La pression qu’exercent les nations les unes sur les autres crée des situations de conflictualité qui n’avaient pas été imaginées par les promoteurs de l’OTAN ou de UE, ni de la mondialisation d’ailleurs. On peut d’ailleurs se poser la question de l’Allemagne qui voit ses pépites industrielles quitter le pays pour les États Unis en raison d’un milieu économique plus favorable. Elle voit aussi son industrie lourde et chimique s’effondrer dans un marché beaucoup plus concurrentiel à cause d’un prix du gaz trop élevé.


L’utilisation du Dollar comme arme économique mène à une dédollarisation du monde. Les BRICS sont en train de construire une économie parallèle à celle de l’occident tout en y gardant des liens.
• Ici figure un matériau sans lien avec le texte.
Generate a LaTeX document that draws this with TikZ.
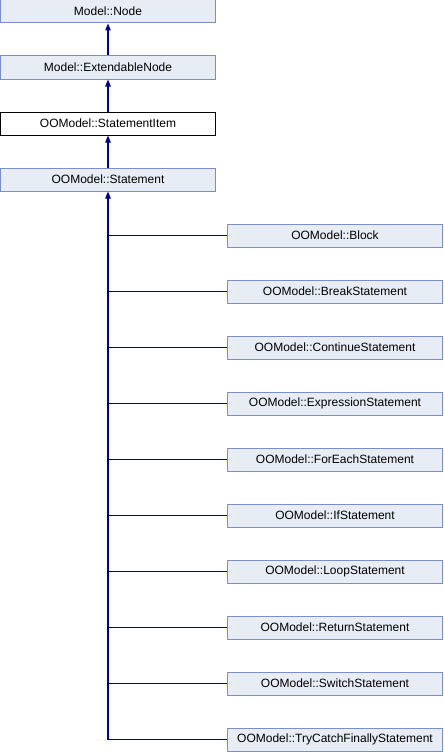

Toujours plus dépendants les uns des autres, les états sont sous pression pour limiter une partie des sanctions contre la Russie.


Le résultat est que l’Union Européenne paiera de manière indirecte la guerre des Russes en achetant du pétrole et du gaz à l’Inde et à l’Azerbaïdjan. La volonté de limiter à 60$ le prix du brut russe n’a jamais fonctionné car les besoins imposaient des prix plus élevés. La réalité des liens entre états et leurs besoins nous laisse face à notre incapacité de faire fléchir économiquement la Russie.


Demain, quel serait notre degré d’autonomie si nous nous trouvions en face de l’un de nos compétiteurs dans une confrontation directe. Serions-nous capables de tenir ou serions-nous entièrement dépendants des autres, nous privant ainsi de notre liberté d’action.


Le choix d’Israël et de son premier ministre de continuer le combat contre le HAMAS alors qu’une grande partie du monde occidental condamne révèle le manque de fiabilité des « alliés ». la pression économique indirecte exercée sur les Israéliens ne fait pas plier ces derniers en raison d’un certain degré d’autonomie militaire. C’est déjà le fruit d’un retour d’expérience de 1968 et 1973 où les Israéliens ont eu à subir un embargo sur l’armement. Aujourd’hui, le pays est toujours très dépendants des États Unis mais cela fera t-il plier la volonté du gouvernement israélien ? Pour l’instant elle tient.


Mais pour ce qui est de la France, aura-t-elle le soutien inconditionnel de ses alliés si le pays ou ses territoires sont menacés ? Quelle sera la réaction et les alliances en cas de confrontation ? Personne ne peut le dire.

C’est la raison d’être de la dissuasion et de l’armée. Mais c’était aussi une économie et des ressources qui devaient éviter de mauvaise surprise et qui avait été mise en place sous le Général De Gaulle. Le problème, c’est que 30 ans de mondialisation ont détruit cette économie et ressources et laissent la France sans arme.

Reconstruire ces outils est donc essentiel. Malheureusement, ce n’est pas vers l’Europe qu’il faut se tourner car, devant les difficultés, chaque pays se retrouve seul.


En conclusion, la France est encore une grande puissance qui a de nombreux atouts, mais elle doit pouvoir être prête à mettre en état de marche en vue de retrouver une autonomie minimale qui lui permettra de rester libre et de choisir son destin.